La ardua y prolongada conquista de los derechos sociales desarrollada en siglos precedentes parece haber encontrado su particular límite infranqueable en el perpetuo ‘reajuste’ de un sistema alimentado por la avaricia y la especulación. A partir de este momento, cuando los flujos de capital se retraen ante la desconfianza de los mercados y la economía globalizada se estremece por la posibilidad de nuevas quiebras, los gobiernos nacionales, ahora sí, recobran la potestad de regir a sus propios ciudadanos y el tan elogiado neoliberalismo rampante se difumina en virtud del denostado poder público.

Jesús Benabat. En este contexto y siguiendo las demandas del Sistema, se aplican nuevas políticas fiscales para incrementar el volumen de las maltrechas arcas, se erradican ayudas sociales para favorecer el ahorro y se reforman derechos plenamente establecidos y garantes del estado de bienestar. El resultado, como no podría ser de otra forma, es el ataque frontal al ciudadano de a pie como último eslabón de una suerte de cadena trófica donde la implacable ferocidad de múltiples y obscuros actores internacionales despojan a las sociedades de su independencia y sustento en connivencia con una clase política servil y maniatada.

La última de estas fatalidades, una más en una larga serie que arrumba con cualquier resquicio de confianza en la labor del gobierno español, se corresponde con el acuerdo para la reforma de las pensiones por el que se retrasa la edad de jubilación hasta los 67 años y se elevan los años de cotización a los 38 y medio. En una fingida pose de cordialidad y consenso, el ejecutivo y los sindicatos mayoritarios (CCOO y UGT) han ratificado lo que califican como un «pacto histórico» que, por otro lado, atenta contra un derecho social insobornable para la ciudadanía e hipoteca el futuro de generaciones venideras de españoles.

De este modo, los problemas para entrar en un mercado laboral anquilosado y carente de dinamismo serán a partir de ahora más acuciantes para los jóvenes que deberán comenzar a cotizar a los 26 años si desean disfrutar de una jubilación plena. El cómo hacerlo, sorteando las exigencias de una formación superior infinita y un estado de crisis endémico, es harina de otro costal. Así pues, las tan cacareadas bondades de este sistema que nos anima a trabajar a cambio de un sueldo irrisorio que despilfarrar en un consumismo galopante, adquieren ya tintes cercanos a la burla ante la perspectiva de una larga vida de competitividad laboral para seguir manteniendo una estructura de poder tan absurda como imprecisa.

La sensación suscitada por esta nueva capitulación del gobierno es de traición.
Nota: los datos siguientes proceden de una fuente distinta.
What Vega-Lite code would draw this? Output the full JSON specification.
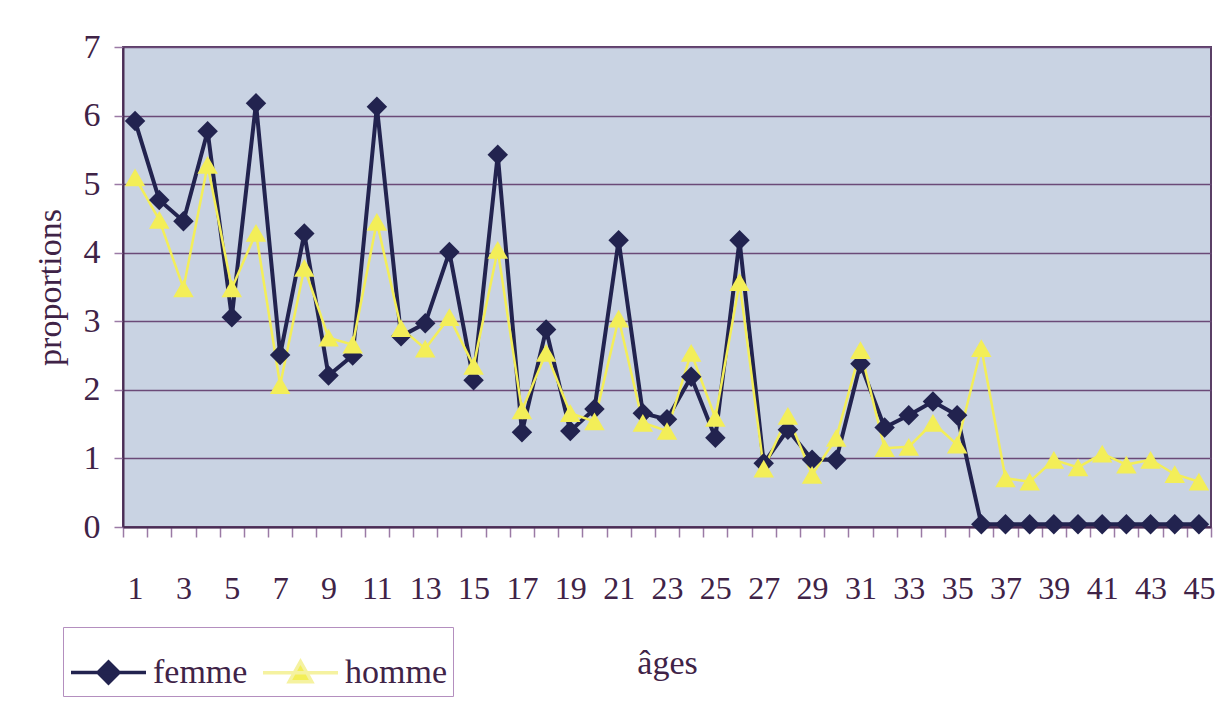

Una traición larvada en las promesas de una vida larga repleta de comodidades y esparcimiento como recompensa al trabajo de décadas, que deviene ahora en lo que podría ilustrarse con el mito griego de Sísifo, el hombre condenado a arrastrar una piedra cada día de su vida sin llegar a ver el fin. El futuro se presenta oscuro y nadie parece inmutarse ante ello. Los medios de comunicación alaban al unísono, independientemente de su color político, el pacto social y las concesiones logradas por unos sindicatos vasallos de su matriz política; los líderes de opinión callan o eluden los asuntos más espinosos; la opinión pública permanece en una inmovilidad insostenible…

Mientras tanto, los países árabes, aquellos sobre los que nos sentimos moralmente superiores, nos dan una lección de democracia sin concesiones rebelándose ante el autoritarismo de sus gobiernos. Cabría reflexionar acerca de dónde hallar el germen de tanta indiferencia y pasividad. Nuestra larga vida está en juego.